Generali Investments Europe (GIE) has stated in a recent note that the quantitative easing program launched by the ECB will “set the tone for financial markets for quite some time to go.”
GIE expects risky assets to rally and bond yields to remain extremely depressed. Klaus Wiener, chief economist at GIE, commented: “Core government bond yields will stay extremely depressed. 10-year bunds are now trading at 0.34% but may fall even more when the ECB starts actually buying government bonds on 1 March,” Investment Europe reported Saturday.
“With core yields so low, investors will be pushed into riskier assets.

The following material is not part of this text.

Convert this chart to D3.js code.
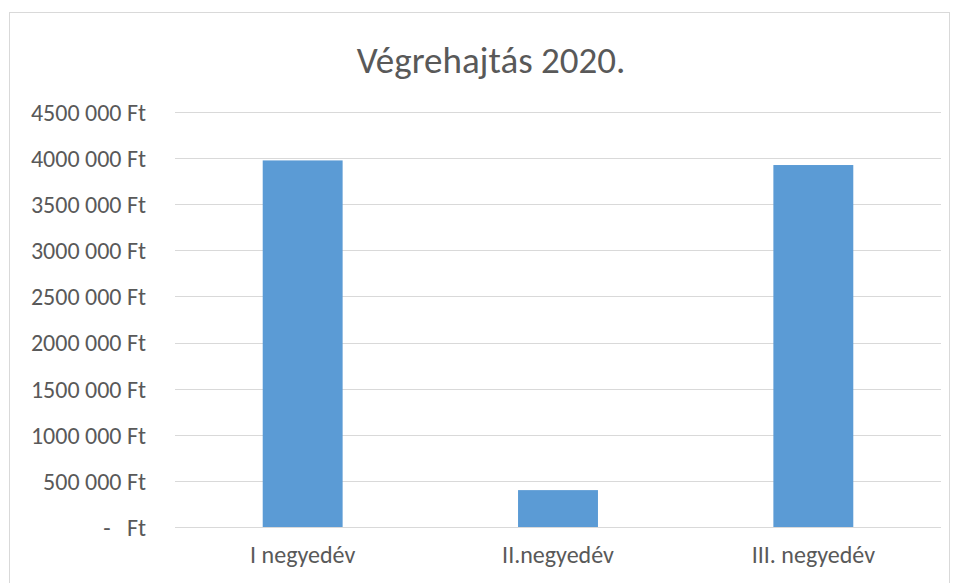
<!DOCTYPE html>
<html><head><meta charset="utf-8">
<script src="https://cdn.jsdelivr.net/npm/d3@7"></script>
<style>
body{margin:0;background:#fff;}
text{font-family:Carlito,Calibri,"Open Sans",sans-serif;fill:#595959;}
</style></head><body>
<svg id="c" width="958" height="583"></svg>
<script>
const title = "Végrehajtás 2020.";
const categories = ["I negyedév", "II.negyedév", "III. negyedév"];
const values = [3975000, 400000, 3925000];
const yTicks = [0, 500000, 1000000, 1500000, 2000000, 2500000, 3000000, 3500000, 4000000, 4500000];

const svg = d3.select("#c");
const W = 958, H = 583;
const m = {left:175, right:17, top:112, bottom:56};
const FONT = 'Carlito,Calibri,"Open Sans",sans-serif';

svg.append("rect").attr("x",9.5).attr("y",12.5).attr("width",940).attr("height",H)
  .attr("fill","#fff").attr("stroke","#d9d9d9").attr("stroke-width",1);

const x = d3.scaleBand().domain(categories).range([m.left, W-m.right]).paddingInner(0.687).paddingOuter(0.3435);
const y = d3.scaleLinear().domain([0,4500000]).range([H-m.bottom, m.top]);

function label(v){
  if(v===0) return "-\u00a0\u00a0\u00a0Ft";
  return (v/1000) + " 000 Ft";
}

// gridlines
svg.append("g").selectAll("line").data(yTicks).join("line")
  .attr("x1",m.left).attr("x2",W-m.right)
  .attr("y1",d=>Math.round(y(d))+0.5).attr("y2",d=>Math.round(y(d))+0.5)
  .attr("stroke","#d9d9d9").attr("stroke-width",1);

// y axis labels
const yAxis = d3.axisLeft(y).tickValues(yTicks).tickSize(0).tickPadding(29).tickFormat(label);
const ga = svg.append("g").attr("transform",`translate(${m.left},0)`).call(yAxis);
ga.select(".domain").remove();
ga.selectAll("text").attr("font-size",24).style("fill","#595959").style("font-family",FONT).attr("dy","0.35em");

// bars
svg.append("g").selectAll("rect").data(values).join("rect")
  .attr("x",(d,i)=>x(categories[i])).attr("width",x.bandwidth())
  .attr("y",d=>y(d)).attr("height",d=>y(0)-y(d))
  .attr("fill","#5b9bd5");

// x axis
const xAxis = d3.axisBottom(x).tickSize(0).tickPadding(19);
const gx = svg.append("g").attr("transform",`translate(0,${y(0)})`).call(xAxis);
gx.select(".domain").remove();
gx.selectAll("text").attr("font-size",24).style("fill","#595959").style("font-family",FONT);

svg.append("text").attr("x",491).attr("y",73).attr("text-anchor","middle")
  .attr("font-size",37).text(title);
</script></body></html>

Finally, euro area stocks will rally with double-digit total returns now likely both this year and next.”

  Euro Dips
The euro dipped against other major currencies despite improved growth numbers in the ailing eurozone, as the market worries about Greece’s debt crisis, AFP said.
“The euro is mildly softer despite slightly better-than-expected data, and with comments from Greek and German officials signaling willingness to compromise with respect to Greece’s reform, budget and debt plans,” said Eric Viloria, currency strategist at Wells Fargo Securities.
Official data released on Friday showed economic activity in the eurozone was up slightly in the fourth quarter, expanding by a better-than-expected 0.3 percent after a 0.2 percent rise in the third quarter.
The currency bloc’s fourth-quarter growth was led by a 0.7 percent gain in Germany, Europe’s largest economy, that also beat estimates.
The euro slipped to $1.1393 around 2200 GMT, from $1.1406 late Thursday. “The euro really didn’t benefit from these good growth numbers because the market knows they will change nothing in the European Central Bank’s monetary policy,” said Vassili Serebriakov of BNP Paribas.
Beginning next month, the ECB will launch an unprecedented trillion-euro bond-buying program through September 2016 in a bid to ward off deflation and boost the flagging eurozone economy.
Traders were also watching Greece’s negotiations with its creditors Friday as hopes rose that a make-or-break meeting with eurozone financial ministers on Monday could reach a new debt deal.
The new anti-austerity Greek government is demanding a replacement agreement to its €240-billion ($270-billion) bailout from the European Union, the European Central Bank and the International Monetary Fund.
The bailout is due to expire at the end of February, and failure to reach a replacement agreement could trigger a Greek default and a chaotic exit from the euro.
  German Growth
German growth has signaled a winter recovery for the eurozone economies though some members, including crisis-hit Greece, were left trailing behind.
Official figures showed that GDP across the 19 members of the single currency expanded by 0.3% in the last three months of 2014, led by the export powerhouse Germany, which expanded 0.7%.
Germany’s statistics office, Destatis, said domestic demand and exports were strong, helping the economy gather momentum at the end of 2014.
Economists believe growth could accelerate further this year.
“The German economy looks set to continue surfing on a wave of economic wellbeing,” predicted Carsten Brzeski of ING, adding “with the strong labor market, wage increases, low energy prices and extremely low interest rates, consumers should continue to spend it”.